Michael Hoyt

The rush to improve forest resilience has unintended consequences.

For years the Forest Service, BLM, and timber industry have claimed that publicly owned forests are unhealthy and therefore susceptible to insects, disease, and worst of all, wildfires.  They have asserted the only solution is increasing the amount of logging and thinning, euphemistically known as vegetative management.

The concept of improving forest health by increasing logging and thinning remains unsupported by scientific evidence and an increasing number of people oppose such activities.  The reasons for that opposition are based upon scientific research that exposes vegetative management techniques typically diminish the health of forest-based ecosystems, reduce wildlife habitat, lower forest carbon sequestration, and often increase the potential for wildfire.

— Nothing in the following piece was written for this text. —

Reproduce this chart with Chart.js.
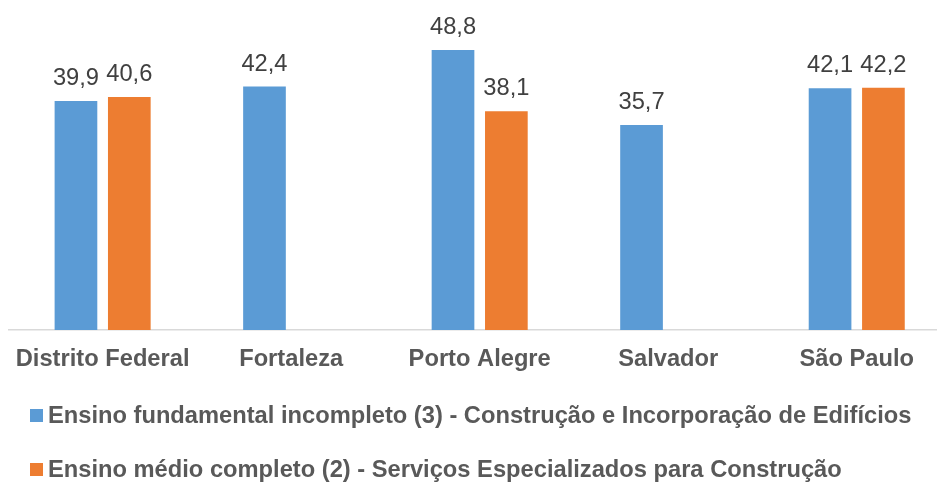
<!DOCTYPE html>
<html>
<head>
<meta charset="utf-8">
<script src="https://cdn.jsdelivr.net/npm/chart.js@4.4.0/dist/chart.umd.min.js"></script>
<style>
  html, body { margin: 0; padding: 0; background: #fff; overflow: hidden; }
  /* plot runs past the right edge in the original, so the canvas is a bit wider than the window */
  #wrap { width: 951px; height: 482px; position: relative; }
</style>
</head>
<body>
<div id="wrap"><canvas id="eduChart"></canvas></div>
<script>
const cities = ['Distrito Federal', 'Fortaleza', 'Porto Alegre', 'Salvador', 'São Paulo'];
const fundamentalValues = [39.9, 42.4, 48.8, 35.7, 42.1];
const medioValues = [40.6, null, 38.1, null, 42.2];
const seriesNames = [
  'Ensino fundamental incompleto (3) - Construção e Incorporação de Edifícios',
  'Ensino médio completo (2) - Serviços Especializados para Construção'
];
const seriesColors = ['#5B9BD5', '#ED7D31'];

const FONT = '"Liberation Sans", Arial, sans-serif';

// value labels above each bar, comma decimal
const valueLabels = {
  id: 'valueLabels',
  afterDatasetsDraw(chart) {
    const ctx = chart.ctx;
    ctx.save();
    ctx.font = '23.7px ' + FONT;
    ctx.fillStyle = '#404040';
    ctx.textAlign = 'center';
    ctx.textBaseline = 'alphabetic';
    chart.data.datasets.forEach((ds, i) => {
      chart.getDatasetMeta(i).data.forEach((bar, j) => {
        const v = ds.data[j];
        if (v === null) return;
        ctx.fillText(v.toFixed(1).replace('.', ','), bar.x, bar.y - 16);
      });
    });
    ctx.restore();
  }
};

// left-aligned legend, one series per line
const stackedLegend = {
  id: 'stackedLegend',
  afterDraw(chart) {
    const ctx = chart.ctx;
    const rows = [415.5, 469.5];
    ctx.save();
    ctx.font = 'bold 23.7px ' + FONT;
    ctx.textBaseline = 'middle';
    ctx.textAlign = 'left';
    chart.data.datasets.forEach((ds, i) => {
      ctx.fillStyle = ds.backgroundColor;
      ctx.fillRect(30, rows[i] - 6.5, 13, 13);
      ctx.fillStyle = '#595959';
      ctx.fillText(ds.label, 48, rows[i] + 1);
    });
    ctx.restore();
  }
};

new Chart(document.getElementById('eduChart'), {
  type: 'bar',
  data: {
    labels: cities,
    datasets: [
      { label: seriesNames[0], data: fundamentalValues, backgroundColor: seriesColors[0] },
      { label: seriesNames[1], data: medioValues, backgroundColor: seriesColors[1] }
    ]
  },
  options: {
    responsive: true,
    maintainAspectRatio: false,
    animation: false,
    categoryPercentage: 0.566,
    barPercentage: 0.8,
    layout: { padding: { top: 43, left: 7.6, right: 0, bottom: 108 } },
    plugins: { legend: { display: false }, tooltip: { enabled: false } },
    scales: {
      x: {
        grid: { display: false, drawTicks: false },
        border: { display: true, color: '#D9D9D9', width: 1.5 },
        ticks: {
          color: '#595959',
          font: { family: FONT, size: 23.7, weight: 'bold' },
          padding: 15,
          maxRotation: 0,
          autoSkip: false
        },
        afterFit(scale) { scale.height = 44; }
      },
      y: { display: false, min: 0, max: 50 }
    }
  },
  plugins: [valueLabels, stackedLegend]
});
</script>
</body>
</html>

Now, as evidenced by the recently announced closure of two forest products businesses, Pyramid Lumber and Roseburg Forest Products, we’re discovering there can be economic consequences to unchecked logging and thinning.  As company management stated, “unprecedented rising costs, plummeting lumber prices, and the cost of living in Western Montana have crippled Pyramid’s ability to operate.”  Roseburg echoed those factors.

Unsaid is the fact that, in this case, plummeting lumber prices are caused, not because there is diminishing demand, but by a market glut (i.e., the production of lumber above what the market can absorb).  So, one must wonder if the continued push by the Forest Service and BLM to increase logging and thinning on public lands for any reason makes any sense at all.  Will any companies even be willing to purchase timber?  If so, how far will the sawlogs have to be shipped for processing?  Does it make sense to increase vegetative management activities that already produce more greenhouse gas emissions than transportation, all while reducing the capacity of forest ecosystems to sequester carbon?

The Forest Service and BLM should reevaluate the validity of their internal culture based on logging and other extractive activities.  After all, forests survived for millennia without management of any kind.  Maybe the time has come to finally accept that nature in general and forests in particular do not require help, whereas we, as humans, need the provided ecosystem benefits for our continued survival.

Michael Hoyt is an independent environmental researcher and the author of guidebooks for the Bitterroot Mountains.